=== Materials provided ===

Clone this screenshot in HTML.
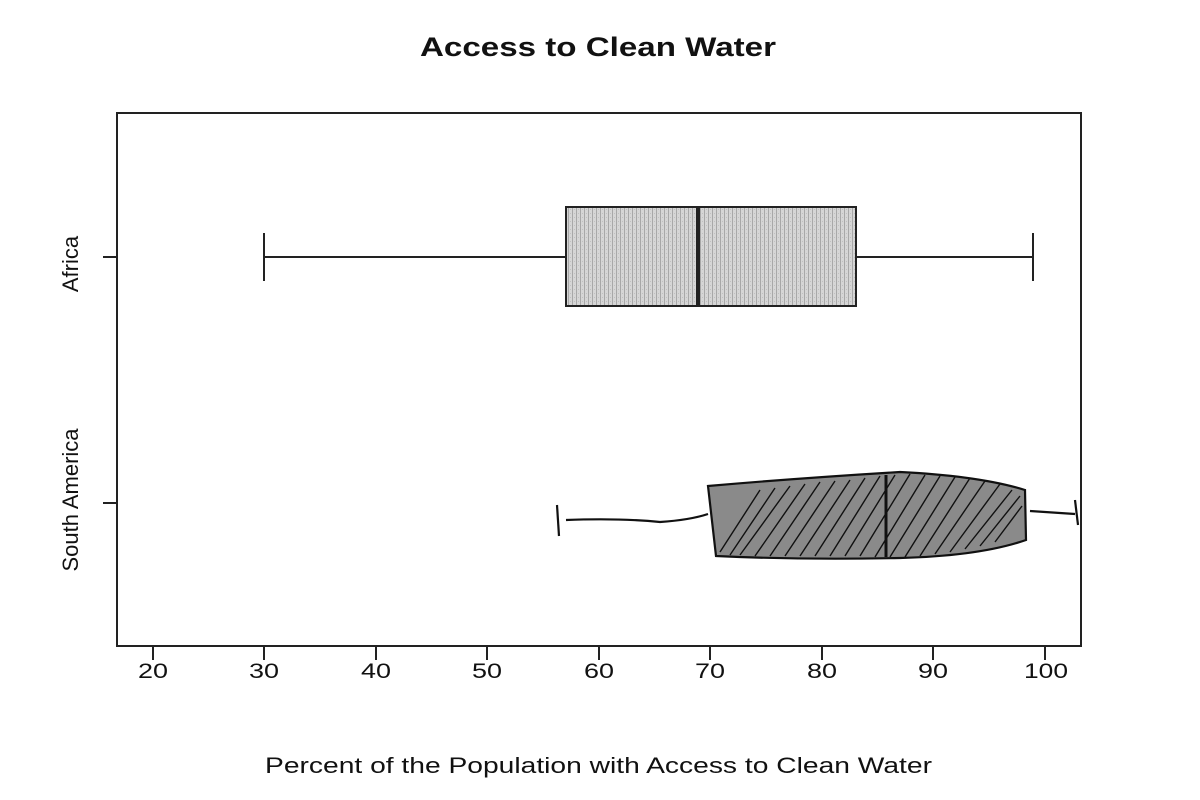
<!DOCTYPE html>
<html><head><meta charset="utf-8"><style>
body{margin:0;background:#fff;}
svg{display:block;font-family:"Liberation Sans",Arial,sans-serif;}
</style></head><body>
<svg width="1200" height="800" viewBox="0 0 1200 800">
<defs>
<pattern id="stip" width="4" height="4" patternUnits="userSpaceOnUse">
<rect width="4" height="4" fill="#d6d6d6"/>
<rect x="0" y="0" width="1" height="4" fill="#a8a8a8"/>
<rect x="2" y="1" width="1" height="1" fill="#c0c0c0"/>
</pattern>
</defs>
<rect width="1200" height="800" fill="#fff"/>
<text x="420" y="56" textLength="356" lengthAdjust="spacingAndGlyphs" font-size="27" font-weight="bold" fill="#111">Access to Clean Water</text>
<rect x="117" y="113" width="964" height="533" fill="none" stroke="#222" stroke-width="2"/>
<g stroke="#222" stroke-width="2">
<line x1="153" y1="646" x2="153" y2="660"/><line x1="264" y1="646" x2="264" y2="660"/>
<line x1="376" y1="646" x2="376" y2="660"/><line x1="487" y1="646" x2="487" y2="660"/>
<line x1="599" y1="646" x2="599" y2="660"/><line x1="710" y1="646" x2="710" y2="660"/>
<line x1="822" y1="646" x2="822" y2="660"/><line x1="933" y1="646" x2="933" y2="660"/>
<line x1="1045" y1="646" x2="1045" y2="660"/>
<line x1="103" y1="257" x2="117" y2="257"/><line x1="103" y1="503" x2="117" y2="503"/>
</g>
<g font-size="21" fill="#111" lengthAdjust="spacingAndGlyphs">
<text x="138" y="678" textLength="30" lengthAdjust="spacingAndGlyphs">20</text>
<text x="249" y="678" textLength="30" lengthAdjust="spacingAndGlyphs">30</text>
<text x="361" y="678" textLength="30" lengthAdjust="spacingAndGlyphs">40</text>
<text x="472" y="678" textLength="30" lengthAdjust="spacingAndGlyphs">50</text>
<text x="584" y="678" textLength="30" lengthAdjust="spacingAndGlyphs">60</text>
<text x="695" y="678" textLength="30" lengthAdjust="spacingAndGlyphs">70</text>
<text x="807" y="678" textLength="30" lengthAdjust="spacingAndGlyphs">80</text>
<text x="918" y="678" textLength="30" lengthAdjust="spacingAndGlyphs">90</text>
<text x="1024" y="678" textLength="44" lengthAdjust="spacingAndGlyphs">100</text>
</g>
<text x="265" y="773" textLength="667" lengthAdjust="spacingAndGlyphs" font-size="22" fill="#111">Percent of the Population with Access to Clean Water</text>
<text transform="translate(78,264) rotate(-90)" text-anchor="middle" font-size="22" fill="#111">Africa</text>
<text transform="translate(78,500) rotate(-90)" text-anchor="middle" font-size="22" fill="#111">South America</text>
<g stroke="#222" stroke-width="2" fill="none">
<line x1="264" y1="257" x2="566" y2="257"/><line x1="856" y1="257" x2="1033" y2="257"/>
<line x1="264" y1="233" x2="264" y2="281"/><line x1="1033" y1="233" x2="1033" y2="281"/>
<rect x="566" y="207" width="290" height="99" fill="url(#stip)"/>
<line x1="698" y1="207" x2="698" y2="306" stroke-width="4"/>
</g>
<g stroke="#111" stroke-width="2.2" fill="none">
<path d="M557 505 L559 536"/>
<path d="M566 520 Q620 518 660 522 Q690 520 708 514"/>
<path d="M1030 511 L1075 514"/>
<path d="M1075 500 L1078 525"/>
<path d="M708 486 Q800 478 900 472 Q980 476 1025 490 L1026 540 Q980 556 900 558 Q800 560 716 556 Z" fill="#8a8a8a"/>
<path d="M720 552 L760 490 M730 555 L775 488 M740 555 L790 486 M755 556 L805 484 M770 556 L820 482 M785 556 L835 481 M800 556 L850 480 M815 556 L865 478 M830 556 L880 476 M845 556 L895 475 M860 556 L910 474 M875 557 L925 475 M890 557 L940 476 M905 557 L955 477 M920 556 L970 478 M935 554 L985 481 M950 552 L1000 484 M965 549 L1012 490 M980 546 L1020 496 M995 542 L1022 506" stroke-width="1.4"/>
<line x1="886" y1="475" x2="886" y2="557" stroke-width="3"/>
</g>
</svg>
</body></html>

===
=== Materials provided ===

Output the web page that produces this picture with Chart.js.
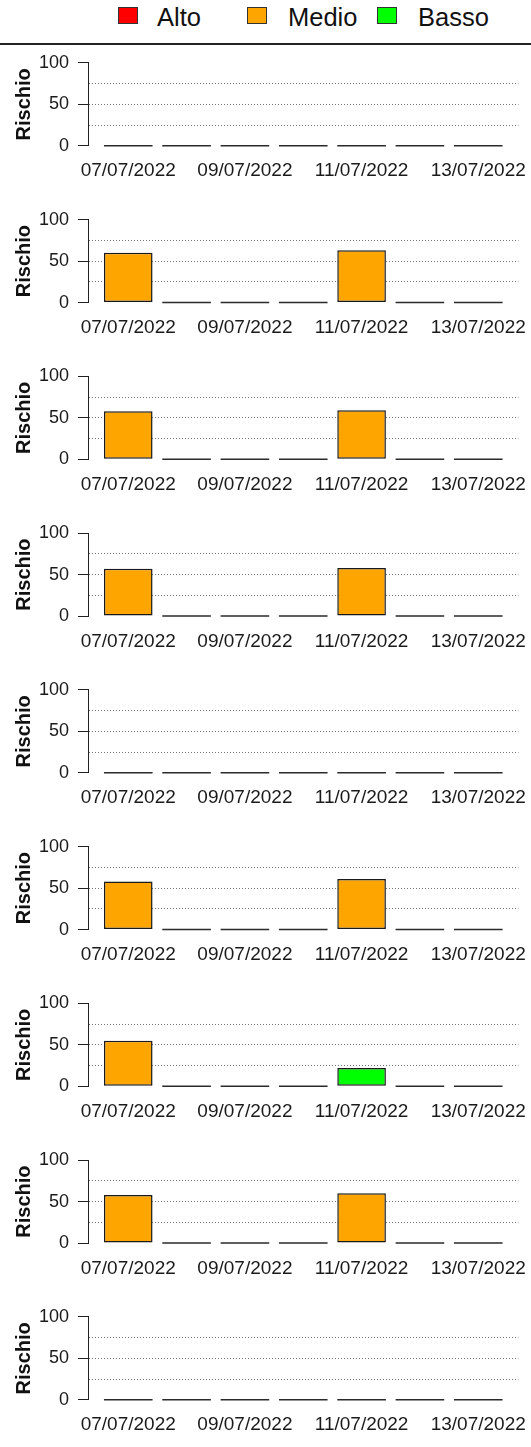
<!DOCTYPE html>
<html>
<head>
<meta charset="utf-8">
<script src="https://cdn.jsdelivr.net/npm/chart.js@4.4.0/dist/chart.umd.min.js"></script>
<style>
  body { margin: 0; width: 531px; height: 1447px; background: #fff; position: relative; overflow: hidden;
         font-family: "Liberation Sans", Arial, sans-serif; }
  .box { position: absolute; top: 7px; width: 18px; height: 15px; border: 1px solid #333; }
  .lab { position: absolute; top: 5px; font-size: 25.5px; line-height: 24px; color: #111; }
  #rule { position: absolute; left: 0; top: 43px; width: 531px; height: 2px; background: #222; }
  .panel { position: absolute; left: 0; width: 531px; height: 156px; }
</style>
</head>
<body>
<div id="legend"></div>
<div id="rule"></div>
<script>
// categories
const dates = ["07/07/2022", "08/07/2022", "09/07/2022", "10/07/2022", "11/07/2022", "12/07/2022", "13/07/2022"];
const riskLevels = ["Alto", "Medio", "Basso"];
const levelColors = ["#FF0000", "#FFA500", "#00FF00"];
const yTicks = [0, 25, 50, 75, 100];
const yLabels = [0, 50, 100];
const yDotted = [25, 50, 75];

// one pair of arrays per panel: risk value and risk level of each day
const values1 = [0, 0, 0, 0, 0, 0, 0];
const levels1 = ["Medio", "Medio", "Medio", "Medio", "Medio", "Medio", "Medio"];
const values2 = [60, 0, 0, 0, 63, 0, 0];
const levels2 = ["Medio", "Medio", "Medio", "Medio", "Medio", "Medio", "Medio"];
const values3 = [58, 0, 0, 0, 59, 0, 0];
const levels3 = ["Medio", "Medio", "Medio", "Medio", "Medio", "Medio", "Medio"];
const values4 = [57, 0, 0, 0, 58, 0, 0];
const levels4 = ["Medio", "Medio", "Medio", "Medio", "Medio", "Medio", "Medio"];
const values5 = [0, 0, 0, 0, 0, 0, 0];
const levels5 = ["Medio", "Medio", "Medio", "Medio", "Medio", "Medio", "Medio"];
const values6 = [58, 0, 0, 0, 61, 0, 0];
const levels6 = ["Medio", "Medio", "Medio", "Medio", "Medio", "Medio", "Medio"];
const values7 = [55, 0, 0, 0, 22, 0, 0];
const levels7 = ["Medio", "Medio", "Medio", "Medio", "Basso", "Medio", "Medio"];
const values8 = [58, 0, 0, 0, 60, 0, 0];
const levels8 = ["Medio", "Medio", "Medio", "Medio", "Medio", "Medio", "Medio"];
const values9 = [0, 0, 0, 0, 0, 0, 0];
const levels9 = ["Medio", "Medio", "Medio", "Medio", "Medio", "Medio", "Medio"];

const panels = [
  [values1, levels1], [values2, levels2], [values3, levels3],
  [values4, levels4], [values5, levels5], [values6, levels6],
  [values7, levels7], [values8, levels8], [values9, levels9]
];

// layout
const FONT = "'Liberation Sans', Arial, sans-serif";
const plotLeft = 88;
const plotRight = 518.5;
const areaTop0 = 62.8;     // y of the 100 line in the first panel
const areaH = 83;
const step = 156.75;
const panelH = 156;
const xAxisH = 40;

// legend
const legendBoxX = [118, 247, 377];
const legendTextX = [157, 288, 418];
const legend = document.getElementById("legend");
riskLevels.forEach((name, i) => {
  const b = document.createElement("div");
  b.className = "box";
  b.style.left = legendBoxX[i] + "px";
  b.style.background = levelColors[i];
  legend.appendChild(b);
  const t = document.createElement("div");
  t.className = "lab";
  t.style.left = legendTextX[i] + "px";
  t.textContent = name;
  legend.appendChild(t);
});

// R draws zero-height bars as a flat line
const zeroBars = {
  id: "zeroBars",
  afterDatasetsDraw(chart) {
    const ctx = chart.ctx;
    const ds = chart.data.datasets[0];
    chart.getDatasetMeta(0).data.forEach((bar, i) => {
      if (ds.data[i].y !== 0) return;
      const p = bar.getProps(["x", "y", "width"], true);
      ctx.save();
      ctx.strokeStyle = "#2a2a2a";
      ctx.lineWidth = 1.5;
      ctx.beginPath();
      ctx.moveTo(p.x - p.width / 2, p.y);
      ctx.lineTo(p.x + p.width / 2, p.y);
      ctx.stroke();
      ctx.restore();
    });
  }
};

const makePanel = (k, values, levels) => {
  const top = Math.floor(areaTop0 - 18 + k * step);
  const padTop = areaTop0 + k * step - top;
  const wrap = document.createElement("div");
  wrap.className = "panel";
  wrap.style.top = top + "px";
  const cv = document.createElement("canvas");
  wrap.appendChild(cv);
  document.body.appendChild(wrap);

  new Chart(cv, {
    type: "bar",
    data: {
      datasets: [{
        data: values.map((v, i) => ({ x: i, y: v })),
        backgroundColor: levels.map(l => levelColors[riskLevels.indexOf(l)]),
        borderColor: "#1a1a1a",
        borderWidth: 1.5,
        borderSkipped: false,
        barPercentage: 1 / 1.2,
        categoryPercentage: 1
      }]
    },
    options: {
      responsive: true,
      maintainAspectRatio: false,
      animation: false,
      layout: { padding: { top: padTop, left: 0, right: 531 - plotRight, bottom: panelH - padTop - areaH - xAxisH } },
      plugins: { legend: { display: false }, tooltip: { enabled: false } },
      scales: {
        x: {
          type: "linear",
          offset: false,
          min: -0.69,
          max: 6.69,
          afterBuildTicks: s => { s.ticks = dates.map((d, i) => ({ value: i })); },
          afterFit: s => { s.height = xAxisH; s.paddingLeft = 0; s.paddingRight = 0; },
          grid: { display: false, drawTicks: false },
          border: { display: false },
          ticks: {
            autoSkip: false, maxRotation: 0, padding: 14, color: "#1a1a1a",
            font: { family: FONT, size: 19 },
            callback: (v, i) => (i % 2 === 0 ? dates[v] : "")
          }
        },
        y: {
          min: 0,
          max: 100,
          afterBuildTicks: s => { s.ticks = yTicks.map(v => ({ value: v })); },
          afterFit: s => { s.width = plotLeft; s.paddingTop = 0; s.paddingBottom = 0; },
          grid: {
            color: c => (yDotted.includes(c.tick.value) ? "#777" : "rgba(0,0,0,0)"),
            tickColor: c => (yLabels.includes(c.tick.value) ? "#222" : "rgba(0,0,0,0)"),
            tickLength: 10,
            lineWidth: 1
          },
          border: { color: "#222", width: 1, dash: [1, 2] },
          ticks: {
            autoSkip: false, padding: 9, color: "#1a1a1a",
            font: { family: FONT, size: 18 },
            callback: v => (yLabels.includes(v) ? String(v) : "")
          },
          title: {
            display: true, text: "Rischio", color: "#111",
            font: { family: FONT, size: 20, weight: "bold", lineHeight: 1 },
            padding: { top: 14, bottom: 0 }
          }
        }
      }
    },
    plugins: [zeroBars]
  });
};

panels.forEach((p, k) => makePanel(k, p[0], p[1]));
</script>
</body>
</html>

===

Written task.
Report how many lines in the data include the word "with", and give nothing but the count.

Correct result.
2